Начало процесса связано с изменением мотивации для разжигания войны. Когда люди обосновывались рядом с богатыми источниками пищи, одомашненными или находящимися в дикой природе, им часто приходилось защищаться от жадных соседей. У племен Тихоокеанского Северо-Запада были прочные дома и ценные рыбные ресурсы и запасы, которые могли захватить; они также обладали людскими ресурсами для защиты или кражи добычи у других[920]. Остатки укреплений служат достаточным доказательством того, что древние деревни по всему миру должны были защищаться от угрозы со стороны чужаков[921]. Существование поселения, вероятно, само по себе усиливало страх и недоверие, поскольку сосредоточение людей в одном месте может создавать видимость потенциально опасного единства – это логичная реакция со стороны чужаков, поскольку люди, находящиеся в непосредственной близости, способны быстро действовать сообща[922].

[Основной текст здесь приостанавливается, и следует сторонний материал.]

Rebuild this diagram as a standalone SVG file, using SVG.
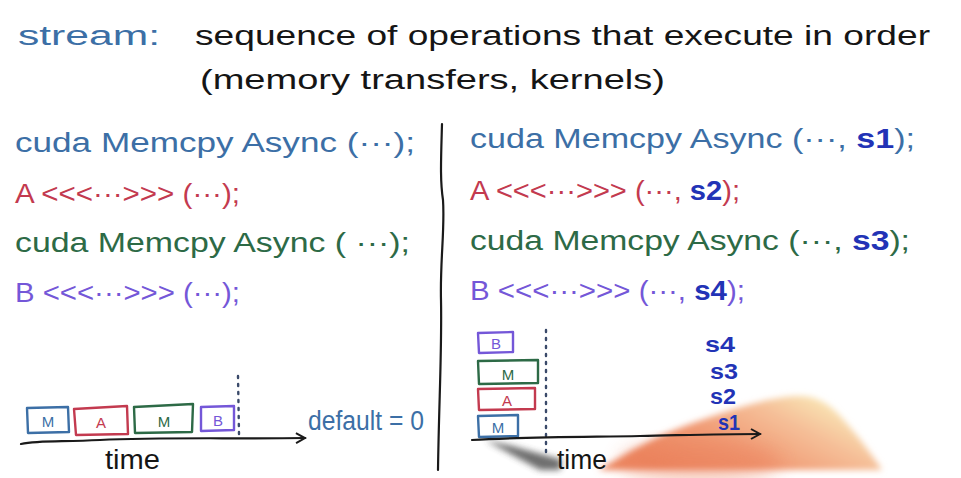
<svg xmlns="http://www.w3.org/2000/svg" width="961" height="478" viewBox="0 0 961 478">
  <style>
    .hand { font-family: "Liberation Sans", "DejaVu Sans", sans-serif; }
    .title { font-size: 27px; fill: #151515; }
    .code { font-size: 27px; }
    .blue { fill: #3c6fa6; }
    .red { fill: #c33a4f; }
    .green { fill: #2d6a46; }
    .purple { fill: #7457d8; }
    .sid { fill: #2233b6; font-weight: bold; }
    .ink { fill: none; stroke: #1a1a1a; stroke-width: 2.2; stroke-linecap: round; stroke-linejoin: round; }
    .box { fill: none; stroke-width: 2.4; stroke-linejoin: round; }
    .dots { fill: none; stroke: #3a4a6a; stroke-width: 2.4; stroke-dasharray: 2 6; stroke-linecap: round; }
    .lbl { font-size: 15px; text-anchor: middle; }
  </style>
  <defs>
    <marker id="arrow" viewBox="0 0 12 12" refX="10" refY="6" markerWidth="12" markerHeight="12" markerUnits="userSpaceOnUse" orient="auto">
      <path d="M1,1 L10,6 L1,11" fill="none" stroke="#1a1a1a" stroke-width="2"/>
    </marker>
    <linearGradient id="skin" x1="0.2" y1="0.9" x2="1" y2="0.5">
      <stop offset="0" stop-color="#ec8660"/>
      <stop offset="0.4" stop-color="#f19c76"/>
      <stop offset="0.75" stop-color="#f5bf98"/>
      <stop offset="1" stop-color="#f9e2b2"/>
    </linearGradient>
    <filter id="soft" x="-20%" y="-20%" width="140%" height="140%">
      <feGaussianBlur stdDeviation="3"/>
    </filter>
    <filter id="softer" x="-30%" y="-30%" width="160%" height="160%">
      <feGaussianBlur stdDeviation="10"/>
    </filter>
  </defs>

  <rect width="961" height="478" fill="#ffffff"/>

  <!-- heading -->
  <g id="heading" class="hand">
    <text class="title blue" x="18" y="45" font-size="30" textLength="142" lengthAdjust="spacingAndGlyphs">stream:</text>
    <text class="title" x="195" y="45" textLength="735" lengthAdjust="spacingAndGlyphs">sequence of operations that execute in order</text>
    <text class="title" x="200" y="89" textLength="465" lengthAdjust="spacingAndGlyphs">(memory transfers, kernels)</text>
  </g>

  <!-- divider -->
  <path id="divider" class="ink" d="M442,124 C441,160 440,180 443,200 C445,230 440,260 441,300 C442,350 439,400 438,470"/>

  <!-- left: default stream code -->
  <g id="left-code" class="hand code">
    <text class="blue" x="15" y="152" textLength="400" lengthAdjust="spacingAndGlyphs">cuda Memcpy Async (···);</text>
    <text class="red" x="15" y="203" textLength="225" lengthAdjust="spacingAndGlyphs">A &lt;&lt;&lt;···&gt;&gt;&gt; (···);</text>
    <text class="green" x="15" y="252" textLength="395" lengthAdjust="spacingAndGlyphs">cuda Memcpy Async ( ···);</text>
    <text class="purple" x="15" y="302" textLength="225" lengthAdjust="spacingAndGlyphs">B &lt;&lt;&lt;···&gt;&gt;&gt; (···);</text>
  </g>

  <!-- right: per-stream code -->
  <g id="right-code" class="hand code">
    <text class="blue" x="470" y="148" textLength="445" lengthAdjust="spacingAndGlyphs">cuda Memcpy Async (···, <tspan class="sid">s1</tspan>);</text>
    <text class="red" x="470" y="200" textLength="270" lengthAdjust="spacingAndGlyphs">A &lt;&lt;&lt;···&gt;&gt;&gt; (···, <tspan class="sid">s2</tspan>);</text>
    <text class="green" x="470" y="250" textLength="440" lengthAdjust="spacingAndGlyphs">cuda Memcpy Async (···, <tspan class="sid">s3</tspan>);</text>
    <text class="purple" x="470" y="300" textLength="275" lengthAdjust="spacingAndGlyphs">B &lt;&lt;&lt;···&gt;&gt;&gt; (···, <tspan class="sid">s4</tspan>);</text>
  </g>

  <!-- left timeline: everything serialized on the default stream -->
  <g id="left-timeline" class="hand">
    <path class="box" stroke="#3c6fa6" d="M27,408 L68,407 L69,432 L28,433 Z"/>
    <text class="lbl blue" x="48" y="427">M</text>
    <path class="box" stroke="#c33a4f" d="M74,409 L127,406 L128,434 L76,435 Z"/>
    <text class="lbl red" x="101" y="428">A</text>
    <path class="box" stroke="#2d6a46" d="M134,407 L193,404 L192,432 L135,433 Z"/>
    <text class="lbl green" x="164" y="427">M</text>
    <path class="box" stroke="#7457d8" d="M201,407 L234,406 L234,430 L201,431 Z"/>
    <text class="lbl purple" x="218" y="426">B</text>
    <path class="dots" d="M238,376 L239,434"/>
    <path class="ink" marker-end="url(#arrow)" d="M21,444 C40,440 60,442 100,440 C160,437 230,439 305,438"/>
    <text class="hand blue" x="308" y="430" font-size="27" textLength="116" lengthAdjust="spacingAndGlyphs">default = 0</text>
    <text class="hand title" x="105" y="469" font-size="24" textLength="55" lengthAdjust="spacingAndGlyphs">time</text>
  </g>

  <!-- writer's hand and pen, under the right timeline ink -->
  <g id="hand">
    <path fill="url(#skin)" filter="url(#soft)" d="M598,470 C625,455 650,438 690,424 C730,410 765,398 795,396 C815,395 828,402 842,418 C858,436 870,452 882,470 Z"/>
    <ellipse cx="700" cy="462" rx="80" ry="20" fill="#ea7f5a" opacity="0.45" filter="url(#softer)"/>
    <path fill="#3e3e3e" filter="url(#soft)" opacity="0.75" d="M485,440 L512,446 L562,460 L560,470 L540,470 Z"/>
  </g>

  <!-- right timeline: each operation on its own stream -->
  <g id="right-timeline" class="hand">
    <path class="box" stroke="#7457d8" d="M478,333 L513,332 L513,352 L479,353 Z"/>
    <text class="lbl purple" x="496" y="349">B</text>
    <path class="box" stroke="#2d6a46" d="M478,361 L538,360 L538,383 L479,384 Z"/>
    <text class="lbl green" x="508" y="380">M</text>
    <path class="box" stroke="#c33a4f" d="M478,389 L535,388 L535,409 L479,410 Z"/>
    <text class="lbl red" x="507" y="406">A</text>
    <path class="box" stroke="#3c6fa6" d="M478,416 L518,415 L518,436 L479,437 Z"/>
    <text class="lbl blue" x="498" y="433">M</text>
    <path class="dots" d="M546,330 L546,452"/>
    <text class="sid" x="705" y="352" font-size="22" textLength="30" lengthAdjust="spacingAndGlyphs">s4</text>
    <text class="sid" x="710" y="379" font-size="22" textLength="28" lengthAdjust="spacingAndGlyphs">s3</text>
    <text class="sid" x="710" y="404" font-size="22" textLength="26" lengthAdjust="spacingAndGlyphs">s2</text>
    <text class="sid" x="718" y="430" font-size="22" textLength="22" lengthAdjust="spacingAndGlyphs">s1</text>
    <path class="ink" marker-end="url(#arrow)" d="M472,440 C520,437 580,437 640,436 C690,435 720,434 760,434"/>
    <text class="hand title" x="557" y="469" font-size="24" textLength="50" lengthAdjust="spacingAndGlyphs">time</text>
  </g>
</svg>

Концентрация товаров, вынуждавшая занимать оборонительную позицию, вела к расширению территории обществ наряду с ростом населения. Хотя захваты чьей-то земли, не говоря уже о людях, живших на ней, редко происходили у бродячих охотников-собирателей, племенные общества обнаружили, что добыча может многократно увеличиться, если воинственная группа присоединит плодородную территорию и оставит в живых ее жителей. Фактически, как только люди начали жить в более крупных (по сравнению с общинами охотников-собирателей) обществах, которые могли развалиться после повторяющихся набегов, полное уничтожение чужой группы редко становилось целью или результатом столкновений в прошлом[923]. В этом свете большая часть истории прошлого века, например представление нацистов о мире без евреев или стремление ИГИЛ[924] уничтожить мусульман-шиитов, тем более выглядит отклонением от нормы[925]. В Библии утверждается, что все мужчины, женщины и дети, принадлежавшие к хананеям Содома и Гоморры, были убиты, но, как свидетельствуют данные генетических исследований, они являются предками современных ливанцев[926].

Полное уничтожение людей не имеет смысла, учитывая стимул получить выгоду от завоеванного населения. Почти так же, как рабство может оказаться экономически более прибыльным, чем убийство людей, при покорении такой же расчет применялся и к поглощению целых обществ, от которых можно было на постоянной основе получать дань или рабочую силу. Ни у одного вида животных, за исключением человека, не наблюдается ничего, даже близко напоминающего такой захват колоний. Он отсутствует у муравьев, для которых капитуляция с последующим покорением невозможна. У всех видов муравьев существует только два варианта обращения с военными трофеями: захват рабов или полное уничтожение проигравших, и в этом случае каннибализм – обычное явление, так же как было и у людей[927].

Охотники-собиратели в локальных группах не были способны добиться успеха в завоеваниях, но это могли сделать деревни. Не то чтобы все племенные общества прибегали к присвоению территорий. Индейцы Тихоокеанского Северо-Запада отправлялись далеко для захвата рабов, но редко (если такое вообще случалось) получали управление над чужим народом и его землей. В отличие от них племя, культура которого была связана с экспансией и господством, чаще всего сражалось с обитателями территорий, прилегавших к их собственной, как из-за того, что враждебно настроенный сосед представлял бо́льшую угрозу, чем находившийся далеко, так и потому, что людей в близлежащих владениях было проще контролировать. Победителей, использовавших такую тактику, называют вождеством, а их лидера – вождем.

Вождества никогда не были ничем иным, как меньшинством среди обществ. Тем не менее исследователи-европейцы наталкивались на сотни вождеств, и некоторые из них включали многие тысячи подданных. Например, на бо́льшую часть территории на востоке Северной Америки предъявляли права вождества, известные выращиванием кукурузы и возведением земляных курганов. Однако не каждое вождество зависело от земледелия. Например, калуса Флориды представляли собой вождество оседлых охотников-собирателей.